NAIROBI (Thomson Reuters Foundation) – Some 34,000 South Sudanese civilians are taking refuge in United Nations Mission in South Sudan (UNMISS) bases in the capital Juba and in Bor, the rebel-controlled capital of Jonglei state, the U.N. said late Thursday, as deadly ethnic clashes that began last week plummet the two-year-old nation into chaos.
Since fighting broke out on Dec. 15 in South Sudan , as many as 500 people have been killed, according to local reports received by the U.N., while one UNMISS base in Jonglei state has been attacked.
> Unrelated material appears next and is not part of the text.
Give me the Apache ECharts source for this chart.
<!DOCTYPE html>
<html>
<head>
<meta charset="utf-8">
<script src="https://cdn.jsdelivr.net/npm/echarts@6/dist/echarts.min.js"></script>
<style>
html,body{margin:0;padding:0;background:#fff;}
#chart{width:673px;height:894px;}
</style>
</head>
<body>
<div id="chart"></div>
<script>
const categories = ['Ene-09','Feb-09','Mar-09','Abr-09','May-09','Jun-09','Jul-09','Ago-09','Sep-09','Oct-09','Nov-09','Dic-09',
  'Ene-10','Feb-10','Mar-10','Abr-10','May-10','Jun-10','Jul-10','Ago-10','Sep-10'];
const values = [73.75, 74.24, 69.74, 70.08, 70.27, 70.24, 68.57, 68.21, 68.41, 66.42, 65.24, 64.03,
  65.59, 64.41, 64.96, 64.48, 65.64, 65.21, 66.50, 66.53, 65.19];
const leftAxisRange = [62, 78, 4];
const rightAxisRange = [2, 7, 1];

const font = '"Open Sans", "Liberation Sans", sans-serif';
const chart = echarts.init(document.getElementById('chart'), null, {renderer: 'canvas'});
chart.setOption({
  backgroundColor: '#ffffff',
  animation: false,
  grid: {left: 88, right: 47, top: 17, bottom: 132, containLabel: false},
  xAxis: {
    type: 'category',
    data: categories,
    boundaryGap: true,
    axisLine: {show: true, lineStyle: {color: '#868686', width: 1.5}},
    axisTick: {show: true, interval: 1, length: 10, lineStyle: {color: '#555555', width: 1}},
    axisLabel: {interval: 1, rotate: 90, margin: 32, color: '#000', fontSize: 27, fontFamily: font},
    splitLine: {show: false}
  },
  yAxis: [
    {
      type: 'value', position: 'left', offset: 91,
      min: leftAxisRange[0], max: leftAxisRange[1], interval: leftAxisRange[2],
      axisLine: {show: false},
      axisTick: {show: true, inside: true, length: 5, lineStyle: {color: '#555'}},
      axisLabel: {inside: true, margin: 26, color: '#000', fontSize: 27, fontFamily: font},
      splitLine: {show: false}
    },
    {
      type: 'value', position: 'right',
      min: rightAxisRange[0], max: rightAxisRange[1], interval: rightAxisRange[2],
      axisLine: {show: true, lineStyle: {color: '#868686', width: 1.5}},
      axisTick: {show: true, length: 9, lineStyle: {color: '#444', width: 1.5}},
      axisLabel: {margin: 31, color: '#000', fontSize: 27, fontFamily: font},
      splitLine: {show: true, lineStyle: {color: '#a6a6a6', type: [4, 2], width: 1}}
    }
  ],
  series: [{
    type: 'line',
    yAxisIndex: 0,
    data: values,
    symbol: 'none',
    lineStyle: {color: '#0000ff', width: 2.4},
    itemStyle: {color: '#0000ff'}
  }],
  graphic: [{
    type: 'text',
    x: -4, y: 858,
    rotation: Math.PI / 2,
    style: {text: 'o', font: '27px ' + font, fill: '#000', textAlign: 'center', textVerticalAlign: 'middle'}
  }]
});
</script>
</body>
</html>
Regional mediators held talks with President Salva Kiir on Thursday in an effort to broker peace.
The U.N. said in its Dec. 19 update that fighting, civil unrest and heightened tension have been reported in 14 locations across the country.
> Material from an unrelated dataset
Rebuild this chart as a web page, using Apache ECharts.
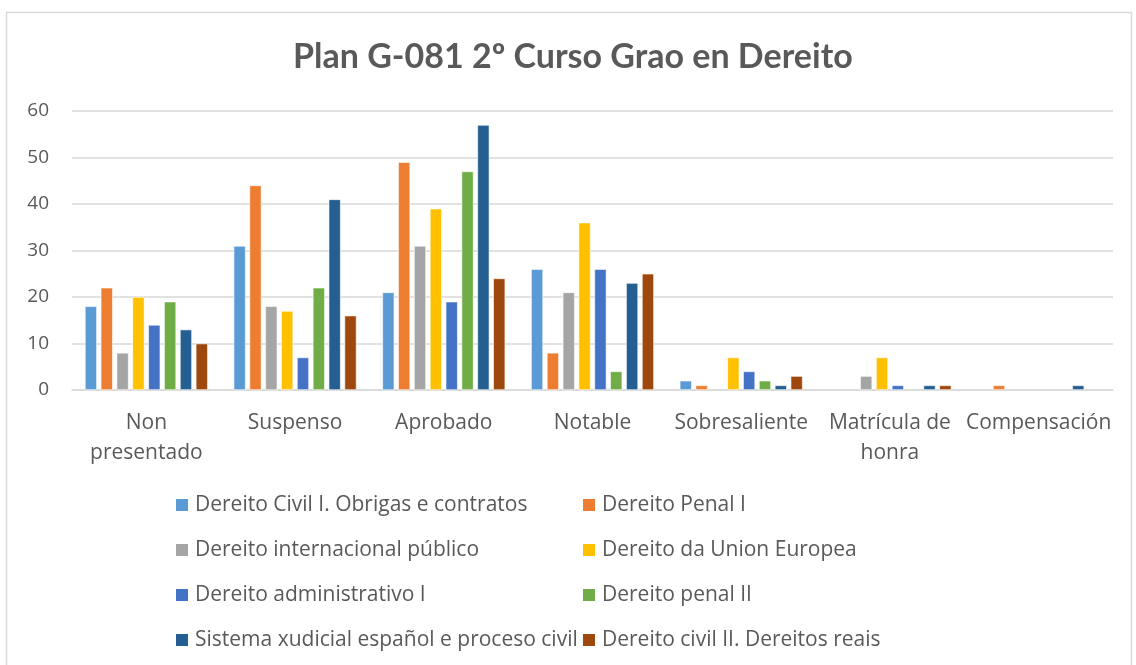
<!DOCTYPE html>
<html>
<head>
<meta charset="utf-8">
<script src="https://cdn.jsdelivr.net/npm/echarts@6/dist/echarts.min.js"></script>
<style>
  html, body { margin: 0; padding: 0; background: #fff; }
  #chart { width: 1136px; height: 665px; }
</style>
</head>
<body>
<div id="chart"></div>
<script>
const categories = ['Non\npresentado', 'Suspenso', 'Aprobado', 'Notable', 'Sobresaliente', 'Matrícula de\nhonra', 'Compensación']
const seriesNames = [
  'Dereito Civil I. Obrigas e contratos',
  'Dereito Penal I',
  'Dereito internacional público',
  'Dereito da Union Europea',
  'Dereito administrativo I',
  'Dereito penal II',
  'Sistema xudicial español e proceso civil',
  'Dereito civil II. Dereitos reais'
]
// null = no bar in the picture
const civil1 = [18, 31, 21, 26, 2, null, null]
const penal1 = [22, 44, 49, 8, 1, null, 1]
const internacional = [8, 18, 31, 21, null, 3, null]
const unionEuropea = [20, 17, 39, 36, 7, 7, null]
const administrativo = [14, 7, 19, 26, 4, 1, null]
const penal2 = [19, 22, 47, 4, 2, null, null]
const xudicial = [13, 41, 57, 23, 1, 1, 1]
const civil2 = [10, 16, 24, 25, 3, 1, null]
const yTicks = [0, 10, 20, 30, 40, 50, 60]

const seriesData = [civil1, penal1, internacional, unionEuropea, administrativo, penal2, xudicial, civil2]
const colors = ['#5b9bd5', '#ed7d31', '#a5a5a5', '#ffc000', '#4472c4', '#70ad47', '#255e91', '#9e480e']
const font = '"Open Sans", Lato, sans-serif'

const legendBase = {
  orient: 'vertical',
  top: 489,
  itemWidth: 12,
  itemHeight: 12,
  itemGap: 23,
  icon: 'rect',
  itemStyle: { borderWidth: 0 },
  textStyle: { fontFamily: font, fontSize: 21, color: '#595959', lineHeight: 22, padding: [0, 0, 0, 2] }
}

const chart = echarts.init(document.getElementById('chart'))
chart.setOption({
  animation: false,
  color: colors,
  title: {
    text: 'Plan G-081 2º Curso Grao en Dereito',
    left: 288,
    top: 35,
    textStyle: { fontFamily: 'Lato, sans-serif', fontSize: 34, fontWeight: 'bold', color: '#595959' }
  },
  graphic: [{
    type: 'rect',
    shape: { x: 6.5, y: 12.5, width: 1125, height: 700 },
    style: { fill: 'none', stroke: '#d9d9d9', lineWidth: 1.5 },
    silent: true
  }],
  legend: [
    Object.assign({}, legendBase, {
      left: 171,
      data: [seriesNames[0], seriesNames[2], seriesNames[4], seriesNames[6]]
    }),
    Object.assign({}, legendBase, {
      left: 578,
      data: [seriesNames[1], seriesNames[3], seriesNames[5], seriesNames[7]]
    })
  ],
  grid: { left: 72, right: 23, top: 111, bottom: 275, containLabel: false },
  xAxis: {
    type: 'category',
    data: categories,
    axisLine: { lineStyle: { color: '#d9d9d9', width: 1.5 } },
    axisTick: { show: false },
    axisLabel: { fontFamily: font, fontSize: 21, color: '#595959', margin: 18, lineHeight: 30, interval: 0 }
  },
  yAxis: {
    type: 'value',
    min: 0,
    max: 60,
    interval: 10,
    axisLine: { show: false },
    axisTick: { show: false },
    axisLabel: {
      fontFamily: font, fontSize: 19, color: '#595959', margin: 23,
      formatter: v => yTicks.includes(v) ? String(v) : ''
    },
    splitLine: { lineStyle: { color: '#d9d9d9', width: 1.5 } }
  },
  series: seriesNames.map((name, i) => ({
    name,
    type: 'bar',
    data: seriesData[i],
    barWidth: 12,
    barGap: '32%',
    itemStyle: { borderColor: '#ffffff', borderWidth: 0.6 }
  }))
})
</script>
</body>
</html>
Some 20,000 people have sought refuge in the two main UNMISS bases in Juba, too fearful to return to their homes. Other civilians may have been displaced to other locations around the capital, the U.N. said.
In Bor, clashes between security forces have displaced around 14,000 civilians to the UNMISS base. Some 70 humanitarian staff were evacuated from Bor to Juba on Thursday, with the evacuation of another 75 planned for Friday.
Several hundred people have also sought refuge at the UNMISS base in Bentiu in oil-producing Unity state, the U.N. said.
A U.N. peacekeeping base in the remote town of Akobo in Jonglei state was overrun on Thursday by Luo Nuer assailants targeting 32 Dinka civilians hiding inside. It is unclear how many died.
In Juba and Bor, civilians have also been killed for their ethnicity, according to Human Rights Watch.
The fighting, which erupted around the capital Juba on Sunday night and has quickly spread, pits loyalists of the former Vice President Riek Machar, a Nuer, against Kiir, a member of the dominant Dinka clan.
Machar, whose dismissal in July led to months of tensions, has denied Kiir's accusation that he had led a coup attempt.
The U.N. described the conditions for displaced people in Juba and Bor as “challenging”.
“In U.N. bases, some people have been able to construct basic shelters with available materials, but many have no or limited access to shelter. While some displaced groups have been able to move in and out of the bases during daytime to restock on food and other supplies, many others are concerned with the protection risks associated with leaving the base,” it said.
“Protection of civilians remains a major concern in all areas affected by the current spate of violence.”
As the security situation stabilised in Juba on Wednesday, aid agencies were able to travel around the city to assist the displaced, the U.N. said. They found some areas of the city deserted.
On Thursday in Juba, interagency assessments were carried out in the UNMISS bases in Jebel and Tomping, Juba Teaching Hospital and five neighbourhoods around town.
Juba Teaching Hospital, the main hospital in the city, has admitted 220 patients as a direct result of the violence.
The assessment teams found immediate needs for food, primary healthcare, nutrition screening, water purification and storage, emergency latrines, hygiene promotion and site planning and management.
“Partners have begun responding to the most urgent needs, and responses are ongoing,” the U.N. said.
CONFINED TO BASES
Sporadic fighting has been reported in several areas across Jonglei state, including Gumuruk, Likuangole, Pibor town, Pochalla and Waat, the U.N. said. People are also fleeing from Jonglei to neighbouring Lakes state.
“In the areas of Jonglei where insecurity is ongoing aid agencies are confined to their bases,” it said.
The situation is also tense in several other states, including in Eastern Equatoria, Unity, Warrap and Western Bahr el Ghazal, it said.